It seems some optimization has been removed from the code without removing
the if condition which should activate it only on 64-bit platforms and as
a result the code responsible for decompression with window larger than
8MB was disabled on 32-bit platforms.
Signed-off-by: Petr Malat <[email protected]>
---
lib/zstd/decompress.c | 8 ++------
1 file changed, 2 insertions(+), 6 deletions(-)
diff --git a/lib/zstd/decompress.c b/lib/zstd/decompress.c
index db6761ea4deb..509a3b8d51b9 100644
--- a/lib/zstd/decompress.c
+++ b/lib/zstd/decompress.c
@@ -1457,12 +1457,8 @@ static size_t ZSTD_decompressBlock_internal(ZSTD_DCtx *dctx, void *dst, size_t d
ip += litCSize;
srcSize -= litCSize;
}
- if (sizeof(size_t) > 4) /* do not enable prefetching on 32-bits x86, as it's performance detrimental */
- /* likely because of register pressure */
- /* if that's the correct cause, then 32-bits ARM should be affected differently */
- /* it would be good to test this on ARM real hardware, to see if prefetch version improves speed */
- if (dctx->fParams.windowSize > (1 << 23))

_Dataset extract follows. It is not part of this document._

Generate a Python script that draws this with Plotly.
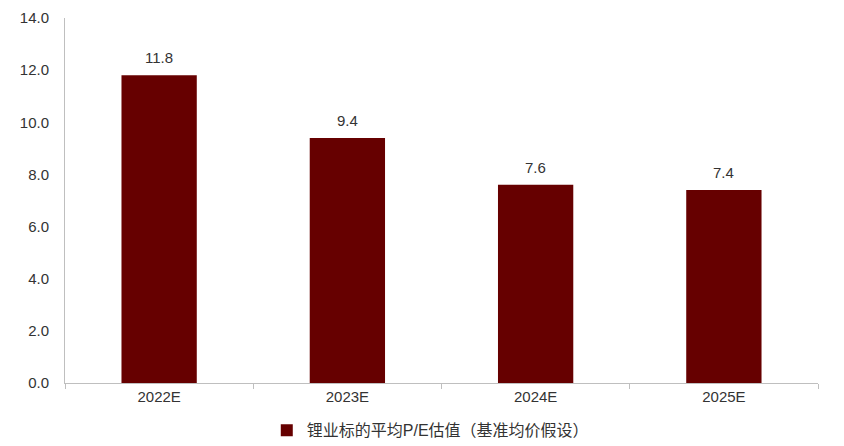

- return ZSTD_decompressSequencesLong(dctx, dst, dstCapacity, ip, srcSize);
+ if (dctx->fParams.windowSize > (1 << 23))
+ return ZSTD_decompressSequencesLong(dctx, dst, dstCapacity, ip, srcSize);
return ZSTD_decompressSequences(dctx, dst, dstCapacity, ip, srcSize);
}
--
2.20.1
On Sun, Sep 13, 2020 at 11:19 PM Petr Malat <[email protected]> wrote:
>
> It seems some optimization has been removed from the code without removing
> the if condition which should activate it only on 64-bit platforms and as
> a result the code responsible for decompression with window larger than
> 8MB was disabled on 32-bit platforms.
>
> Signed-off-by: Petr Malat <[email protected]>
Reviewed-by: Nick Terrell <[email protected]>
Thanks for the fix! I looked upstream and this fix corresponds to this
upstream commit:
https://github.com/facebook/zstd/commit/8a5c0c98ae5a7884694589d7a69bc99011add94d
Thanks,
Nick Terrell
> ---
> lib/zstd/decompress.c | 8 ++------
> 1 file changed, 2 insertions(+), 6 deletions(-)
>
> diff --git a/lib/zstd/decompress.c b/lib/zstd/decompress.c
> index db6761ea4deb..509a3b8d51b9 100644
> --- a/lib/zstd/decompress.c
> +++ b/lib/zstd/decompress.c
> @@ -1457,12 +1457,8 @@ static size_t ZSTD_decompressBlock_internal(ZSTD_DCtx *dctx, void *dst, size_t d
> ip += litCSize;
> srcSize -= litCSize;
> }
> - if (sizeof(size_t) > 4) /* do not enable prefetching on 32-bits x86, as it's performance detrimental */
> - /* likely because of register pressure */
> - /* if that's the correct cause, then 32-bits ARM should be affected differently */
> - /* it would be good to test this on ARM real hardware, to see if prefetch version improves speed */
> - if (dctx->fParams.windowSize > (1 << 23))
> - return ZSTD_decompressSequencesLong(dctx, dst, dstCapacity, ip, srcSize);
> + if (dctx->fParams.windowSize > (1 << 23))
> + return ZSTD_decompressSequencesLong(dctx, dst, dstCapacity, ip, srcSize);
> return ZSTD_decompressSequences(dctx, dst, dstCapacity, ip, srcSize);
> }
>
> --
> 2.20.1
>